(Rows from a dataset of charts and code)
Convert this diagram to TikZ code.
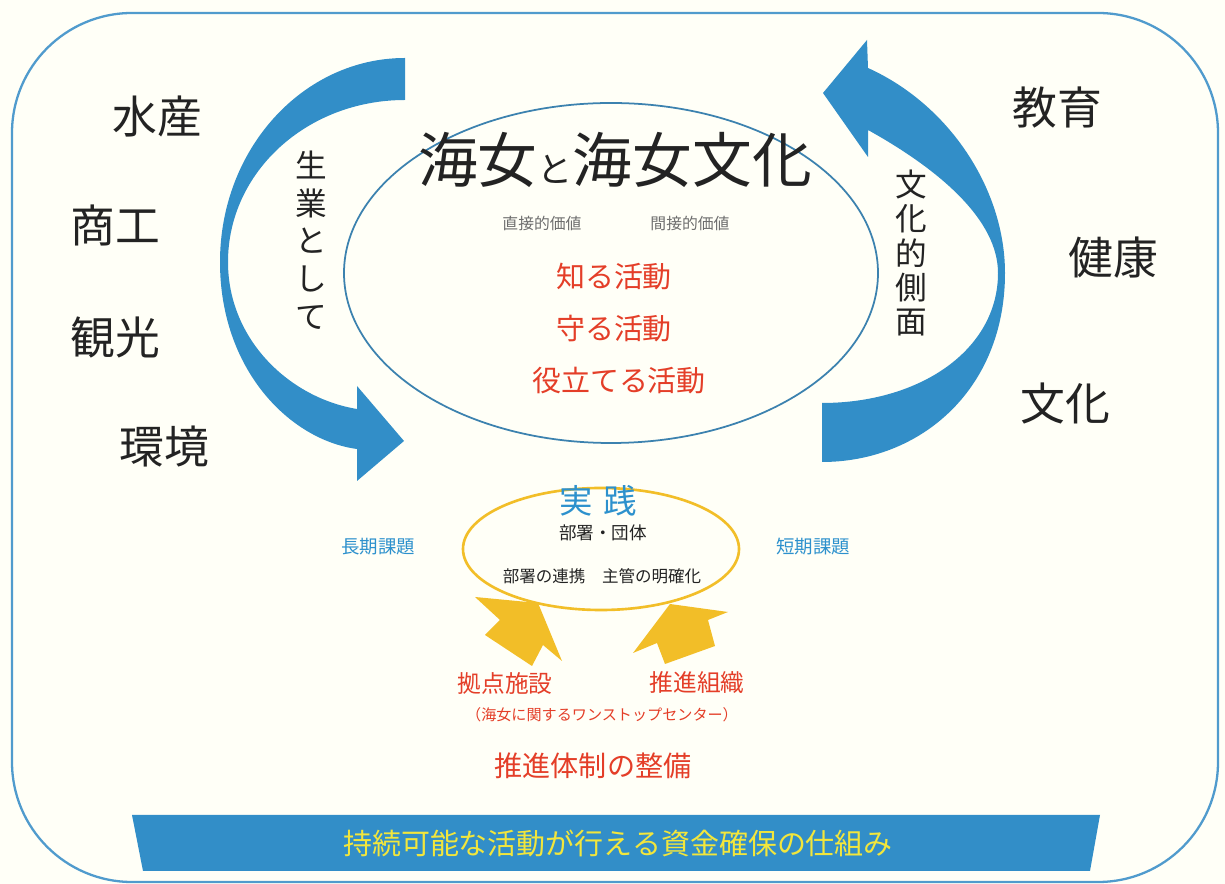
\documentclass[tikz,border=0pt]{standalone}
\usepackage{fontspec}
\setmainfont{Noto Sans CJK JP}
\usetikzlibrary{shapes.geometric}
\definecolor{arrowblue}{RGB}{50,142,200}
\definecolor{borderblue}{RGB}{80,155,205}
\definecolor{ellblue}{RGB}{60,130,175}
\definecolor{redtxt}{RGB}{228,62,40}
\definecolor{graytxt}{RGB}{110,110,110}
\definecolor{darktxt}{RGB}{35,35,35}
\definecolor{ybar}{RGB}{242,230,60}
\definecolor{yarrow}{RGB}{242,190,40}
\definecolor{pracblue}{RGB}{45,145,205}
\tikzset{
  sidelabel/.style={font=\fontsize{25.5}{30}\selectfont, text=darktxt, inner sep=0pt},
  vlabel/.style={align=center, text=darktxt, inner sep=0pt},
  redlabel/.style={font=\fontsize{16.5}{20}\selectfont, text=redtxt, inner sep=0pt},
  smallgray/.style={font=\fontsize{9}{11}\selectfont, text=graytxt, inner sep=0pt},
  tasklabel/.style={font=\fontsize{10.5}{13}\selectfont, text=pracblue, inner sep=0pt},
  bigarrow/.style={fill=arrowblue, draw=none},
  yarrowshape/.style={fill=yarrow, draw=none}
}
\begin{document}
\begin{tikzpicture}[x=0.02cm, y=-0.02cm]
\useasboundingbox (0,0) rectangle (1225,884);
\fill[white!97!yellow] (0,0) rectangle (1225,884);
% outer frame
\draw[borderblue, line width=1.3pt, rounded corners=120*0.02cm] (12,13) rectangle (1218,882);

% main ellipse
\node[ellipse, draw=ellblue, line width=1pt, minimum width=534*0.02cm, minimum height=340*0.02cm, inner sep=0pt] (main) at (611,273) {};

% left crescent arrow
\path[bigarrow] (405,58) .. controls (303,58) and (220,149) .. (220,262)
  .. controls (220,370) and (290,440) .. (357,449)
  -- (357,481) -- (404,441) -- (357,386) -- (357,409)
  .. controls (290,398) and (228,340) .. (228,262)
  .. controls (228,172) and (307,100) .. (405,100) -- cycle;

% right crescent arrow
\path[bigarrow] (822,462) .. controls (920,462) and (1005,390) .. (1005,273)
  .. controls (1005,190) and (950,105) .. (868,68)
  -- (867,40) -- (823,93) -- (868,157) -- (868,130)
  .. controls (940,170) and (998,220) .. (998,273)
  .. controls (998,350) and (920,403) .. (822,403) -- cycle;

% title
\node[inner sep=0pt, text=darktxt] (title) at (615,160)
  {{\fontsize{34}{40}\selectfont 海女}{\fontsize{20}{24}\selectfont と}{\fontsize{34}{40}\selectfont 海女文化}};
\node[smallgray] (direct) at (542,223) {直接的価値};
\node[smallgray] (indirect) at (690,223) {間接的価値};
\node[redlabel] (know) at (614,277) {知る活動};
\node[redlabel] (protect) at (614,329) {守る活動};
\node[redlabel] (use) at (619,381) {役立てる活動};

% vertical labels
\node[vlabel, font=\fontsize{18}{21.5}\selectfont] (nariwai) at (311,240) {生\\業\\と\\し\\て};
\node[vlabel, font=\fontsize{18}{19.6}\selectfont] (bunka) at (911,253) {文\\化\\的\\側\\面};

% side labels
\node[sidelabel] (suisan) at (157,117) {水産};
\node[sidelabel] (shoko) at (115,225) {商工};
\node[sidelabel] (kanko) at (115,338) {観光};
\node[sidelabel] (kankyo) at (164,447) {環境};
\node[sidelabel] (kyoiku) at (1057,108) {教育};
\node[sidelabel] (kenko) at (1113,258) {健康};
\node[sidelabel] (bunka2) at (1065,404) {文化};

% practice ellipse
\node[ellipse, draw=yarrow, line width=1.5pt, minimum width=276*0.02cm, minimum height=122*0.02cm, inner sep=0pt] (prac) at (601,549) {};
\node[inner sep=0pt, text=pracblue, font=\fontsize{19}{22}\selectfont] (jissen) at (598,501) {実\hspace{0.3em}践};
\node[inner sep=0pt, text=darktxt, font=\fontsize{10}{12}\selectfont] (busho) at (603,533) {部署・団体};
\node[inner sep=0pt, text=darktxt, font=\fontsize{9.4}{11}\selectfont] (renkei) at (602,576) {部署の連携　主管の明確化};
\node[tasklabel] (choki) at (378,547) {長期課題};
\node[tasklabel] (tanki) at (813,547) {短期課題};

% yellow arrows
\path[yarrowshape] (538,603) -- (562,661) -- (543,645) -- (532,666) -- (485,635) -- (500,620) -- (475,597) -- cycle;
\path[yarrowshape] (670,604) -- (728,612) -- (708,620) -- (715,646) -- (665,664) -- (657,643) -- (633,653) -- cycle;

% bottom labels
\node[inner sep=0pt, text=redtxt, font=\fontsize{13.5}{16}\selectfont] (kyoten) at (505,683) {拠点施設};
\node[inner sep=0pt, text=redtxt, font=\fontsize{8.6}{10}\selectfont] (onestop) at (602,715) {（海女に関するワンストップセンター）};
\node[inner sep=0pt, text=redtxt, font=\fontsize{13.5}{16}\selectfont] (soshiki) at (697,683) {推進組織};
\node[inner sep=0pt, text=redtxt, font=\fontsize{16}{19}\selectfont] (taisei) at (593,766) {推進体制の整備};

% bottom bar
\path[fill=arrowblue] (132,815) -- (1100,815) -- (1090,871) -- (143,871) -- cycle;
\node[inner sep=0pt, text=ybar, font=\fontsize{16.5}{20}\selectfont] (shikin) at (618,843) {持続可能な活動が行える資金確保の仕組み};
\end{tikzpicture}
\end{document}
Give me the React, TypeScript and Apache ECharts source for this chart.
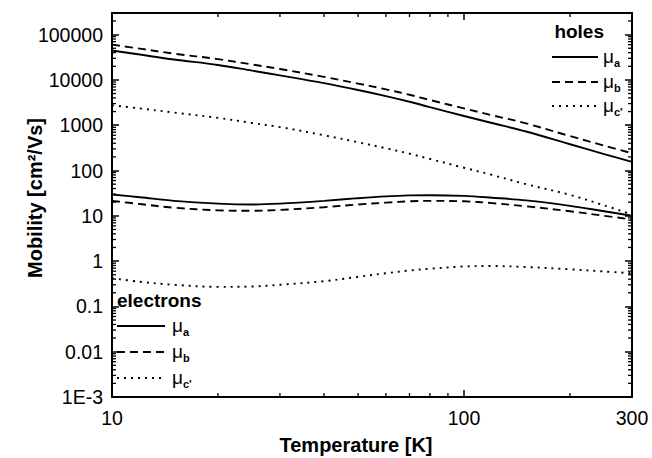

# PROBLEM DESCRIPTION
Repeat the entries exactly. Pictures are excluded from the copy.

# SOLUTION
Convert this diagram to TikZ code.
\documentclass[tikz,border=0pt]{standalone}
\usepackage{fontspec}
\setmainfont{Noto Sans CJK JP}
\usetikzlibrary{shapes.geometric}
\definecolor{arrowblue}{RGB}{50,142,200}
\definecolor{borderblue}{RGB}{80,155,205}
\definecolor{ellblue}{RGB}{60,130,175}
\definecolor{redtxt}{RGB}{228,62,40}
\definecolor{graytxt}{RGB}{110,110,110}
\definecolor{darktxt}{RGB}{35,35,35}
\definecolor{ybar}{RGB}{242,230,60}
\definecolor{yarrow}{RGB}{242,190,40}
\definecolor{pracblue}{RGB}{45,145,205}
\tikzset{
  sidelabel/.style={font=\fontsize{25.5}{30}\selectfont, text=darktxt, inner sep=0pt},
  vlabel/.style={align=center, text=darktxt, inner sep=0pt},
  redlabel/.style={font=\fontsize{16.5}{20}\selectfont, text=redtxt, inner sep=0pt},
  smallgray/.style={font=\fontsize{9}{11}\selectfont, text=graytxt, inner sep=0pt},
  tasklabel/.style={font=\fontsize{10.5}{13}\selectfont, text=pracblue, inner sep=0pt},
  bigarrow/.style={fill=arrowblue, draw=none},
  yarrowshape/.style={fill=yarrow, draw=none}
}
\begin{document}
\begin{tikzpicture}[x=0.02cm, y=-0.02cm]
\useasboundingbox (0,0) rectangle (1225,884);
\fill[white!97!yellow] (0,0) rectangle (1225,884);
% outer frame
\draw[borderblue, line width=1.3pt, rounded corners=120*0.02cm] (12,13) rectangle (1218,882);

% main ellipse
\node[ellipse, draw=ellblue, line width=1pt, minimum width=534*0.02cm, minimum height=340*0.02cm, inner sep=0pt] (main) at (611,273) {};

% left crescent arrow
\path[bigarrow] (405,58) .. controls (303,58) and (220,149) .. (220,262)
  .. controls (220,370) and (290,440) .. (357,449)
  -- (357,481) -- (404,441) -- (357,386) -- (357,409)
  .. controls (290,398) and (228,340) .. (228,262)
  .. controls (228,172) and (307,100) .. (405,100) -- cycle;

% right crescent arrow
\path[bigarrow] (822,462) .. controls (920,462) and (1005,390) .. (1005,273)
  .. controls (1005,190) and (950,105) .. (868,68)
  -- (867,40) -- (823,93) -- (868,157) -- (868,130)
  .. controls (940,170) and (998,220) .. (998,273)
  .. controls (998,350) and (920,403) .. (822,403) -- cycle;

% title
\node[inner sep=0pt, text=darktxt] (title) at (615,160)
  {{\fontsize{34}{40}\selectfont 海女}{\fontsize{20}{24}\selectfont と}{\fontsize{34}{40}\selectfont 海女文化}};
\node[smallgray] (direct) at (542,223) {直接的価値};
\node[smallgray] (indirect) at (690,223) {間接的価値};
\node[redlabel] (know) at (614,277) {知る活動};
\node[redlabel] (protect) at (614,329) {守る活動};
\node[redlabel] (use) at (619,381) {役立てる活動};

% vertical labels
\node[vlabel, font=\fontsize{18}{21.5}\selectfont] (nariwai) at (311,240) {生\\業\\と\\し\\て};
\node[vlabel, font=\fontsize{18}{19.6}\selectfont] (bunka) at (911,253) {文\\化\\的\\側\\面};

% side labels
\node[sidelabel] (suisan) at (157,117) {水産};
\node[sidelabel] (shoko) at (115,225) {商工};
\node[sidelabel] (kanko) at (115,338) {観光};
\node[sidelabel] (kankyo) at (164,447) {環境};
\node[sidelabel] (kyoiku) at (1057,108) {教育};
\node[sidelabel] (kenko) at (1113,258) {健康};
\node[sidelabel] (bunka2) at (1065,404) {文化};

% practice ellipse
\node[ellipse, draw=yarrow, line width=1.5pt, minimum width=276*0.02cm, minimum height=122*0.02cm, inner sep=0pt] (prac) at (601,549) {};
\node[inner sep=0pt, text=pracblue, font=\fontsize{19}{22}\selectfont] (jissen) at (598,501) {実\hspace{0.3em}践};
\node[inner sep=0pt, text=darktxt, font=\fontsize{10}{12}\selectfont] (busho) at (603,533) {部署・団体};
\node[inner sep=0pt, text=darktxt, font=\fontsize{9.4}{11}\selectfont] (renkei) at (602,576) {部署の連携　主管の明確化};
\node[tasklabel] (choki) at (378,547) {長期課題};
\node[tasklabel] (tanki) at (813,547) {短期課題};

% yellow arrows
\path[yarrowshape] (538,603) -- (562,661) -- (543,645) -- (532,666) -- (485,635) -- (500,620) -- (475,597) -- cycle;
\path[yarrowshape] (670,604) -- (728,612) -- (708,620) -- (715,646) -- (665,664) -- (657,643) -- (633,653) -- cycle;

% bottom labels
\node[inner sep=0pt, text=redtxt, font=\fontsize{13.5}{16}\selectfont] (kyoten) at (505,683) {拠点施設};
\node[inner sep=0pt, text=redtxt, font=\fontsize{8.6}{10}\selectfont] (onestop) at (602,715) {（海女に関するワンストップセンター）};
\node[inner sep=0pt, text=redtxt, font=\fontsize{13.5}{16}\selectfont] (soshiki) at (697,683) {推進組織};
\node[inner sep=0pt, text=redtxt, font=\fontsize{16}{19}\selectfont] (taisei) at (593,766) {推進体制の整備};

% bottom bar
\path[fill=arrowblue] (132,815) -- (1100,815) -- (1090,871) -- (143,871) -- cycle;
\node[inner sep=0pt, text=ybar, font=\fontsize{16.5}{20}\selectfont] (shikin) at (618,843) {持続可能な活動が行える資金確保の仕組み};
\end{tikzpicture}
\end{document}
Give me the React, TypeScript and Apache ECharts source for this chart.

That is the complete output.